Wiltwyck Hospital was a small community hospital. We didn't have a lot of sophisticated resources. We didn't have________. We didn't have________. We didn't have________. We didn't have ________. There wasn't much we could do for COVID patients, but the COVID patients kept coming in anyway.

Problemo is not having been an RN during COVID, I don't have the slightest idea what resources might or might not have been available to a small community hospital.

I've been calling all my nurse friends and putting the question to them. Except they don't have the slightest idea either, since all of them had managed to get out of hospital nursing by the time COVID hit.

Yesterday, I chattered with Barbara Angell for an hour and a half.

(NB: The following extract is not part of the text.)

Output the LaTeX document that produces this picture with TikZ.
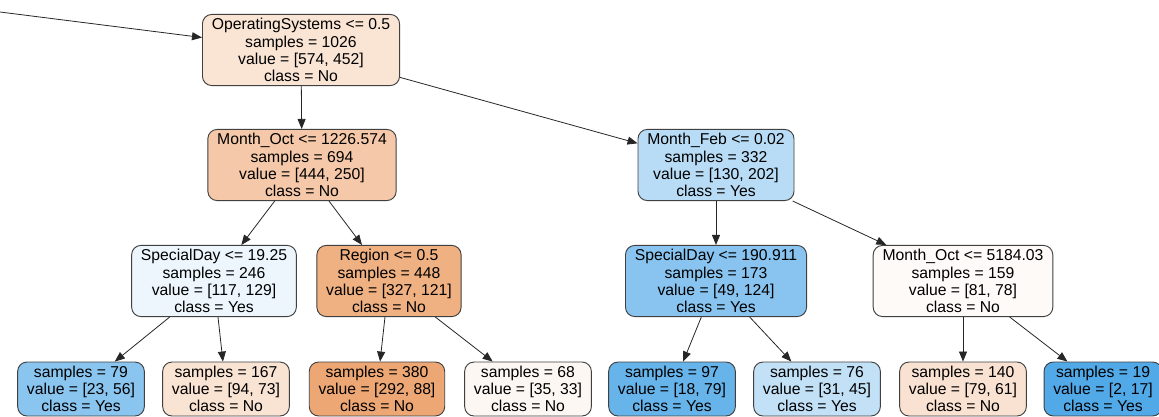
\documentclass[tikz,border=0pt]{standalone}
\usepackage{fontspec}
\setmainfont{Liberation Sans}
\usetikzlibrary{arrows.meta}
\definecolor{clsno}{RGB}{229,129,57}
\definecolor{clsyes}{RGB}{57,157,229}
\tikzset{
  split/.style={draw=black!75, line width=0.7pt, rounded corners=7pt, align=center,
    inner xsep=7pt, inner ysep=3pt, font=\fontsize{11.8}{12.9}\selectfont},
  edge/.style={-{Triangle[length=7.5pt,width=6pt]}, black!85, line width=0.6pt}
}
\begin{document}
\begin{tikzpicture}[x=0.75pt,y=-0.75pt]
  \useasboundingbox (0,0) rectangle (1159,417);
  \coordinate (IN) at (0,12);
  % root and first split
  \node[split,fill=clsno!21!white] at (301,50) (OS)
    {OperatingSystems <= 0.5\\samples = 1026\\value = [574, 452]\\class = No};
  \node[split,fill=clsno!44!white] at (302,165) (MOa)
    {Month\_Oct <= 1226.574\\samples = 694\\value = [444, 250]\\class = No};
  \node[split,fill=clsyes!36!white] at (716,165) (MF)
    {Month\_Feb <= 0.02\\samples = 332\\value = [130, 202]\\class = Yes};
  % second level
  \node[split,fill=clsyes!9!white] at (214,281) (SDa)
    {SpecialDay <= 19.25\\samples = 246\\value = [117, 129]\\class = Yes};
  \node[split,fill=clsno!63!white] at (389,281) (RG)
    {Region <= 0.5\\samples = 448\\value = [327, 121]\\class = No};
  \node[split,fill=clsyes!60!white] at (716,281) (SDb)
    {SpecialDay <= 190.911\\samples = 173\\value = [49, 124]\\class = Yes};
  \node[split,fill=clsno!4!white] at (963,281) (MOb)
    {Month\_Oct <= 5184.03\\samples = 159\\value = [81, 78]\\class = No};
  % leaves
  \node[split,fill=clsyes!59!white] at (81,389) (L79)
    {samples = 79\\value = [23, 56]\\class = Yes};
  \node[split,fill=clsno!22!white] at (226,389) (L167)
    {samples = 167\\value = [94, 73]\\class = No};
  \node[split,fill=clsno!70!white] at (377,389) (L380)
    {samples = 380\\value = [292, 88]\\class = No};
  \node[split,fill=clsno!6!white] at (528,389) (L68)
    {samples = 68\\value = [35, 33]\\class = No};
  \node[split,fill=clsyes!77!white] at (672,389) (L97)
    {samples = 97\\value = [18, 79]\\class = Yes};
  \node[split,fill=clsyes!31!white] at (817,389) (L76)
    {samples = 76\\value = [31, 45]\\class = Yes};
  \node[split,fill=clsno!23!white] at (963,389) (L140)
    {samples = 140\\value = [79, 61]\\class = No};
  \node[split,fill=clsyes!88!white] at (1103,389) (L19)
    {samples = 19\\value = [2, 17]\\class = Yes};
  % edges
  \draw[edge] (IN) -- (OS);
  \draw[edge] (OS) -- (MOa);
  \draw[edge] (OS) -- (MF);
  \draw[edge] (MOa) -- (SDa);
  \draw[edge] (MOa) -- (RG);
  \draw[edge] (MF) -- (SDb);
  \draw[edge] (MF) -- (MOb);
  \draw[edge] (SDa) -- (L79);
  \draw[edge] (SDa) -- (L167);
  \draw[edge] (RG) -- (L380);
  \draw[edge] (RG) -- (L68);
  \draw[edge] (SDb) -- (L97);
  \draw[edge] (SDb) -- (L76);
  \draw[edge] (MOb) -- (L140);
  \draw[edge] (MOb) -- (L19);
\end{tikzpicture}
\end{document}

And it was a great conversation, except that it did not yield me the info I was after.

Barbara did remind me that during COVID, all hospitals looked like lawn parties in the Hamptons since they were surrounded by these enormous white open-air tents where people were tested for COVID and had their vitals done so that once they were admitted, they could be shunted off to the COVID only wards.

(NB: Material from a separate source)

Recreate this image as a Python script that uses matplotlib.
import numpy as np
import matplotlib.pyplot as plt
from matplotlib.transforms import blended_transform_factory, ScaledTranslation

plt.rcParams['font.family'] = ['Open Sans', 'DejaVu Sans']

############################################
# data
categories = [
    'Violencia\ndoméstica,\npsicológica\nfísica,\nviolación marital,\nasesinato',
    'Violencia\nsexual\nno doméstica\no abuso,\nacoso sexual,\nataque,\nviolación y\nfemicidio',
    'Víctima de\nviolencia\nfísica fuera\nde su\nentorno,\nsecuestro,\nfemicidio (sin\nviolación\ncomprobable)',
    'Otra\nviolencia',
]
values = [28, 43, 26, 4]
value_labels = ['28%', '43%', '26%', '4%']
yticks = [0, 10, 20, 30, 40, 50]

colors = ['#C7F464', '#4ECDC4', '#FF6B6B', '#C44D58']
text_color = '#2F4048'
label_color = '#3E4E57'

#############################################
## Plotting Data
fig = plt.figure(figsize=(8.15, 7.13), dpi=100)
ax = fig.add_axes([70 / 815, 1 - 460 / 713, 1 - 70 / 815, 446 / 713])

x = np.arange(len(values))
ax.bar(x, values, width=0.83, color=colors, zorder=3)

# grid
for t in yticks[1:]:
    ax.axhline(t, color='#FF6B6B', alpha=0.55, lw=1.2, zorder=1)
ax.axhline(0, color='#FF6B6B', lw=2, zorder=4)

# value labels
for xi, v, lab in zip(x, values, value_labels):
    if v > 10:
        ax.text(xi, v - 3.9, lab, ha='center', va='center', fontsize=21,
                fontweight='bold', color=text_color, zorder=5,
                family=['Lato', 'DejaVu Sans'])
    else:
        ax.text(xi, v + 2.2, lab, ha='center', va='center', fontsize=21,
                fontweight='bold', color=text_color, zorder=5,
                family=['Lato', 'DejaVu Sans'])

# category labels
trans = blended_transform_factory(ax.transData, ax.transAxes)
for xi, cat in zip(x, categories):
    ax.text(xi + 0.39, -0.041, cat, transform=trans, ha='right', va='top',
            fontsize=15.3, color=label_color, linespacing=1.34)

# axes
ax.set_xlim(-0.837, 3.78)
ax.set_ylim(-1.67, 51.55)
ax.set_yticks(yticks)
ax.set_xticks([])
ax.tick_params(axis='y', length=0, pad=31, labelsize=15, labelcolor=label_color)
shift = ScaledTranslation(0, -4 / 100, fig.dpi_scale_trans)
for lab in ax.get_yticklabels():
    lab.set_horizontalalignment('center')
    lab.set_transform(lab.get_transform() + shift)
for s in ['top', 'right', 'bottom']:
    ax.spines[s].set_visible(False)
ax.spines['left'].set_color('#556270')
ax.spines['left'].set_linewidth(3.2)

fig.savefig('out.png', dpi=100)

And also that once they were admitted, COVID patients were forced to rest prone on beds, face down, because some CDC sartrap had ascertained that, however uncomfortable and unrestful this position might be, it provided the best aeration for damaged lungs.

So, I guess I will work with that.

###

Meanwhile, it is a balmy 7° here in the quaint and scenic Hudson Valley. So cold, the chickens' water has been freezing over, so mornings start with me literally hammering through the ice scrim on the poultry fountain.

When the thermometer hits double digits, I will toddle off for my annual haircut. I am lucky, I have great hair. It always looks good until it hits that length where it begins to get weedy. It hit that length about a week ago.

I have the beginnings of a cold, which I'm trying to ignore. And now that I've restarted the gummie protocol, I am a bit braindead.

But better braindead than sleepless.

Plus the great thing about "braindead" is that you don't have enough battery charge to actually care that you're braindead!